Provided data:

::::

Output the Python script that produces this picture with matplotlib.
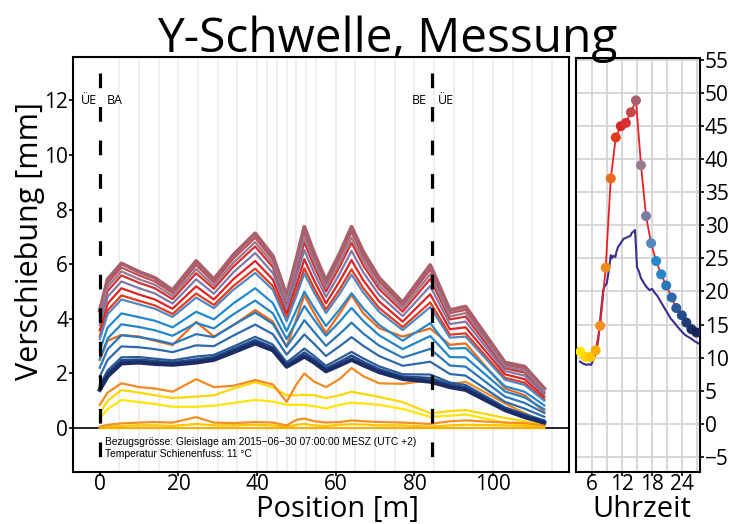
import matplotlib
matplotlib.use("Agg")
import matplotlib.pyplot as plt

plt.rcParams["font.family"] = ["Open Sans", "DejaVu Sans"]

# Positions of the measuring points along the track [m]
POS = [0, 2, 5.5, 10, 14, 18.5, 24.5, 29, 34, 39.5, 44, 47.5, 50, 52, 54.5,
       57.5, 61, 64, 67, 71, 77, 84, 89, 93, 103, 108, 113]

# Displacement profiles [mm], one per hour of the day
h04 = [0.35, 0.7, 1.03, 0.95, 0.88, 0.78, 0.78, 0.82, 0.92, 1.03, 0.97, 0.85, 0.85, 0.85, 0.8,
       0.72, 0.85, 0.93, 0.9, 0.85, 0.7, 0.41, 0.45, 0.5, 0.2, 0.12, 0.05]
h05 = [0.55, 1.0, 1.39, 1.3, 1.2, 1.1, 1.15, 1.2, 1.45, 1.68, 1.5, 1.2, 1.2, 1.22, 1.2,
       1.1, 1.2, 1.33, 1.25, 1.14, 0.95, 0.54, 0.62, 0.66, 0.37, 0.25, 0.1]
h06 = [0.0, 0.05, 0.08, 0.1, 0.1, 0.08, 0.15, 0.1, 0.1, 0.12, 0.1, 0.05, 0.12, 0.15, 0.1,
       0.08, 0.12, 0.14, 0.13, 0.1, 0.1, 0.05, 0.1, 0.12, 0.1, 0.08, 0.05]
h07 = [0.0, 0.0, 0.0, 0.0, 0.0, 0.0, 0.0, 0.0, 0.0, 0.0, 0.0, 0.0, 0.0, 0.0, 0.0,
       0.0, 0.0, 0.0, 0.0, 0.0, 0.0, 0.0, 0.0, 0.0, 0.0, 0.0, 0.0]
h08 = [0.05, 0.12, 0.17, 0.2, 0.22, 0.2, 0.4, 0.2, 0.18, 0.22, 0.2, 0.1, 0.3, 0.35, 0.25,
       0.2, 0.22, 0.28, 0.25, 0.22, 0.2, 0.15, 0.25, 0.28, 0.2, 0.18, 0.1]
h09 = [0.85, 1.3, 1.64, 1.5, 1.45, 1.33, 1.79, 1.5, 1.55, 1.76, 1.6, 0.96, 1.6, 2.0, 1.7,
       1.5, 1.8, 2.2, 1.9, 1.64, 1.62, 1.76, 1.6, 1.7, 0.9, 0.55, 0.2]
h10 = [2.49, 3.2, 3.41, 3.35, 3.2, 3.04, 3.89, 3.35, 3.77, 4.32, 3.9, 2.98, 4.0, 4.87, 4.2,
       3.48, 4.2, 4.87, 4.2, 3.66, 3.35, 3.65, 3.05, 3.1, 1.45, 1.2, 0.6]
h11 = [3.37, 4.31, 4.86, 4.66, 4.49, 4.18, 4.93, 4.51, 5.21, 5.84, 5.2, 4.02, 5.0, 5.85, 5.12,
       4.34, 5.09, 5.81, 5.12, 4.4, 3.7, 4.6, 3.42, 3.47, 1.84, 1.66, 1.05]
h12 = [3.58, 4.56, 5.12, 4.89, 4.71, 4.37, 5.19, 4.71, 5.46, 6.12, 5.44, 4.2, 5.26, 6.18, 5.4,
       4.57, 5.38, 6.15, 5.41, 4.64, 3.9, 4.9, 3.62, 3.69, 1.97, 1.79, 1.14]
h13 = [3.95, 5.02, 5.59, 5.32, 5.12, 4.72, 5.67, 5.1, 5.92, 6.65, 5.89, 4.54, 5.75, 6.8, 5.92,
       5.0, 5.91, 6.79, 5.95, 5.09, 4.26, 5.46, 3.98, 4.08, 2.19, 2.03, 1.3]
h14 = [4.18, 5.31, 5.88, 5.59, 5.37, 4.94, 5.97, 5.33, 6.21, 6.97, 6.16, 4.75, 6.05, 7.18, 6.24,
       5.27, 6.24, 7.18, 6.28, 5.36, 4.49, 5.8, 4.21, 4.33, 2.33, 2.18, 1.4]
h15 = [4.3, 5.45, 6.03, 5.72, 5.5, 5.05, 6.12, 5.45, 6.35, 7.13, 6.3, 4.85, 6.2, 7.37, 6.4,
       5.4, 6.4, 7.37, 6.45, 5.5, 4.6, 5.97, 4.32, 4.45, 2.4, 2.25, 1.45]
h16 = [4.07, 5.17, 5.74, 5.45, 5.25, 4.83, 5.82, 5.21, 6.06, 6.81, 6.02, 4.64, 5.9, 6.99, 6.08,
       5.13, 6.07, 6.98, 6.12, 5.22, 4.38, 5.63, 4.09, 4.21, 2.26, 2.1, 1.35]
h17 = [3.78, 4.81, 5.37, 5.12, 4.93, 4.56, 5.45, 4.92, 5.71, 6.41, 5.68, 4.38, 5.53, 6.52, 5.68,
       4.8, 5.66, 6.49, 5.7, 4.88, 4.1, 5.2, 3.81, 3.9, 2.09, 1.92, 1.23]
h18 = [3.26, 4.17, 4.71, 4.53, 4.37, 4.07, 4.78, 4.39, 5.07, 5.68, 5.06, 3.91, 4.85, 5.66, 4.96,
       4.21, 4.92, 5.62, 4.96, 4.26, 3.59, 4.43, 3.31, 3.35, 1.77, 1.58, 1.0]
h19 = [2.85, 3.68, 4.2, 4.06, 3.93, 3.69, 4.26, 3.98, 4.57, 5.12, 4.58, 3.55, 4.33, 5.0, 4.4,
       3.74, 4.35, 4.94, 4.38, 3.78, 3.2, 3.84, 2.91, 2.93, 1.53, 1.33, 0.83]
h20 = [2.53, 3.28, 3.8, 3.7, 3.58, 3.38, 3.85, 3.65, 4.17, 4.67, 4.2, 3.26, 3.91, 4.47, 3.96,
       3.38, 3.9, 4.4, 3.92, 3.4, 2.89, 3.37, 2.6, 2.59, 1.34, 1.12, 0.69]
h21 = [2.21, 2.89, 3.4, 3.33, 3.23, 3.08, 3.44, 3.33, 3.78, 4.23, 3.82, 2.98, 3.5, 3.95, 3.52,
       3.01, 3.45, 3.86, 3.46, 3.02, 2.58, 2.9, 2.29, 2.25, 1.15, 0.92, 0.55]
h22 = [1.89, 2.5, 2.99, 2.96, 2.89, 2.78, 3.03, 3.0, 3.39, 3.79, 3.44, 2.69, 3.09, 3.43, 3.08,
       2.64, 3.0, 3.33, 3.01, 2.64, 2.28, 2.43, 1.98, 1.92, 0.96, 0.71, 0.41]
h23 = [1.57, 2.11, 2.59, 2.6, 2.54, 2.48, 2.62, 2.68, 2.99, 3.34, 3.06, 2.41, 2.68, 2.91, 2.64,
       2.28, 2.55, 2.79, 2.55, 2.26, 1.97, 1.96, 1.67, 1.58, 0.76, 0.51, 0.28]
h24 = [1.49, 2.01, 2.48, 2.5, 2.45, 2.4, 2.51, 2.59, 2.89, 3.22, 2.95, 2.33, 2.56, 2.76, 2.52,
       2.18, 2.42, 2.65, 2.42, 2.15, 1.88, 1.83, 1.59, 1.49, 0.71, 0.46, 0.24]
h26 = [1.4, 1.9, 2.37, 2.4, 2.35, 2.32, 2.4, 2.5, 2.78, 3.1, 2.85, 2.25, 2.45, 2.62, 2.4,
       2.08, 2.3, 2.5, 2.3, 2.05, 1.8, 1.7, 1.5, 1.4, 0.66, 0.4, 0.2]

PROFILES = [h04, h05, h06, h07, h08, h09, h10, h11, h12, h13, h14, h15, h16,
            h17, h18, h19, h20, h21, h22, h23, h24, h26]
COLORS = ["#ffe600", "#ffd700", "#ffc400", "#f5b000", "#f59020", "#f58a20", "#ee6a1a",
          "#e23a1c", "#dd2424", "#d83030", "#c05058", "#a8606c", "#9a788e", "#7c7aa6",
          "#5486c0", "#2488cc", "#2484c8", "#2a78b8", "#2e6aaa", "#2a5a98", "#204a88",
          "#1c2c66"]
WIDTHS = [1.6] * 11 + [2.8] + [1.6] * 8 + [2.0, 3.0]

# Sensor grid lines [m]
GRID_POS = [5, 10, 15, 20, 25, 30, 35, 40, 42.5, 45, 47.5, 50, 52.5, 55,
            60, 65, 70, 75, 80, 85, 90, 95, 100, 105, 110, 115]

# Temperature time series (right panel)
TIME = [3.8, 4.8, 5.8, 6.8, 7.7, 8.8, 9.8, 10.8, 11.8, 12.8, 13.8, 14.8,
        15.8, 16.8, 17.8, 18.8, 19.8, 20.8, 21.9, 22.8, 23.9, 24.8, 25.8, 26.8]
RAIL_TEMP = [10.9, 10.1, 10.1, 11.1, 14.8, 23.6, 37.1, 43.3, 45.0, 45.5, 47.1, 48.9,
             39.1, 31.4, 27.3, 24.6, 22.6, 20.9, 19.1, 17.5, 16.4, 15.3, 14.3, 13.8]
DOT_COLORS = ["#ffe600", "#ffd700", "#ffc400", "#f8b000", "#f59020", "#f58a20",
              "#ee6a1a", "#e23a1c", "#dd2424", "#d83030", "#c44848", "#a8606c",
              "#9a788e", "#7c7aa6", "#5486c0", "#2488cc", "#2484c8", "#2a78b8",
              "#2e6aaa", "#2a5a98", "#204a88", "#1c3c78", "#1c2e68", "#1a2358"]
AIR_TIME = [3.7, 4.3, 5.0, 5.4, 5.9, 6.3, 6.8, 7.3, 7.8, 8.3, 8.6, 9.0, 9.3, 9.5, 9.8,
            10.0, 10.3, 10.7, 11.0, 11.3, 11.7, 12.0, 12.4, 12.8, 13.3, 13.7, 14.0,
            14.4, 14.6, 14.8, 15.0, 15.4, 15.8, 16.2, 16.6, 17.0, 17.5, 18.0, 18.5,
            19.0, 19.6, 20.3, 21.0, 21.7, 22.4, 23.0, 23.7, 24.3, 25.0, 25.7, 26.4, 27.3]
AIR_TEMP = [9.4, 9.1, 8.9, 9.0, 8.9, 9.6, 10.5, 12.6, 16.5, 20.2, 20.8, 21.2, 22.6,
            23.7, 25.5, 25.0, 25.4, 25.2, 26.2, 26.8, 27.2, 27.6, 28.0, 28.1, 28.3,
            28.4, 28.9, 29.1, 29.3, 26.8, 23.7, 23.0, 22.0, 21.5, 21.0, 20.6, 20.2,
            20.4, 19.8, 19.4, 18.6, 17.7, 16.8, 15.9, 15.3, 14.7, 14.1, 13.6, 13.2,
            12.9, 12.5, 12.1]

fig = plt.figure(figsize=(7.43, 5.24), dpi=100)
ax = fig.add_axes([0.0983, 0.0992, 0.6676, 0.792])
ax2 = fig.add_axes([0.7752, 0.0992, 0.1669, 0.790])

# --- left panel: displacement profiles
for gx in GRID_POS:
    ax.axvline(gx, color="#ebebeb", lw=1.1, zorder=0)
ax.axhline(0, color="black", lw=1.2, zorder=1)
for prof, col, w in zip(PROFILES, COLORS, WIDTHS):
    ax.plot(POS, prof, color=col, lw=w, solid_joinstyle="round", zorder=2)

ymin, ymax = -1.61, 13.59
for xd in (0, 84.5):
    ax.plot([xd, xd], [13.0, ymin], color="black", lw=2.3,
            ls=(0, (4.6, 5.9)), zorder=3, clip_on=False)
ax.text(-0.8, 12, "ÜE", ha="right", va="center", fontsize=9)
ax.text(1.7, 12, "BA", ha="left", va="center", fontsize=9)
ax.text(83.0, 12, "BE", ha="right", va="center", fontsize=9)
ax.text(86.0, 12, "ÜE", ha="left", va="center", fontsize=9)
ax.text(1.4, -0.51, "Bezugsgrösse: Gleislage am 2015\u221206\u221230 07:00:00 MESZ (UTC +2)",
        ha="left", va="center", fontsize=7.4, family="Liberation Sans")
ax.text(1.4, -0.95, "Temperatur Schienenfuss: 11 °C",
        ha="left", va="center", fontsize=7.4, family="Liberation Sans")

ax.set_xlim(-6.8, 119.3)
ax.set_ylim(ymin, ymax)
ax.set_xticks([0, 20, 40, 60, 80, 100])
ax.set_yticks([0, 2, 4, 6, 8, 10, 12])
ax.tick_params(labelsize=15, length=3, width=1.2, pad=0.5)
ax.tick_params(axis="x", pad=-1.5)
for s in ax.spines.values():
    s.set_linewidth(1.5)

# --- right panel: temperatures
ax2.set_xlim(2.9, 27.5)
ax2.set_ylim(-7.3, 55.3)
ax2.set_xticks([6, 12, 18, 24])
ax2.set_xticks([3, 9, 15, 21, 27], minor=True)
ax2.set_yticks(list(range(-5, 56, 5)))
ax2.set_yticklabels(["\u22125"] + [str(v) for v in range(0, 56, 5)])
ax2.grid(True, which="both", color="#d4d4d4", lw=1.3)
ax2.set_axisbelow(True)
ax2.yaxis.tick_right()
ax2.tick_params(labelsize=15, length=3, width=1.2, pad=0.5)
ax2.tick_params(axis="x", pad=-1.5)
ax2.tick_params(which="minor", length=0)
for s in ax2.spines.values():
    s.set_linewidth(1.5)
ax2.plot(AIR_TIME, AIR_TEMP, color="#3a2e8c", lw=1.5, zorder=2)
ax2.plot(TIME, RAIL_TEMP, color="#e8202a", lw=1.3, zorder=3)
ax2.scatter(TIME, RAIL_TEMP, c=DOT_COLORS, s=52, zorder=4, linewidths=0)

# --- labels
fig.text(0.521, 1 - 52 / 524, "Y-Schwelle, Messung", ha="center", va="baseline", fontsize=34.5)
fig.text(30 / 743, 1 - 241 / 524, "Verschiebung [mm]", ha="center", va="center",
         rotation=90, fontsize=22)
fig.text(338 / 743, 1 - 517 / 524, "Position [m]", ha="center", va="baseline", fontsize=21)
fig.text(642 / 743, 1 - 517 / 524, "Uhrzeit", ha="center", va="baseline", fontsize=21)

fig.savefig("out.png", dpi=100)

::::

Set problem: Repeat the lines above, starting at the first and stopping after the line that holds "103, 108, 113]", with the pictures left out.

Written response:
Output the Python script that produces this picture with matplotlib.
import matplotlib
matplotlib.use("Agg")
import matplotlib.pyplot as plt

plt.rcParams["font.family"] = ["Open Sans", "DejaVu Sans"]

# Positions of the measuring points along the track [m]
POS = [0, 2, 5.5, 10, 14, 18.5, 24.5, 29, 34, 39.5, 44, 47.5, 50, 52, 54.5,
       57.5, 61, 64, 67, 71, 77, 84, 89, 93, 103, 108, 113]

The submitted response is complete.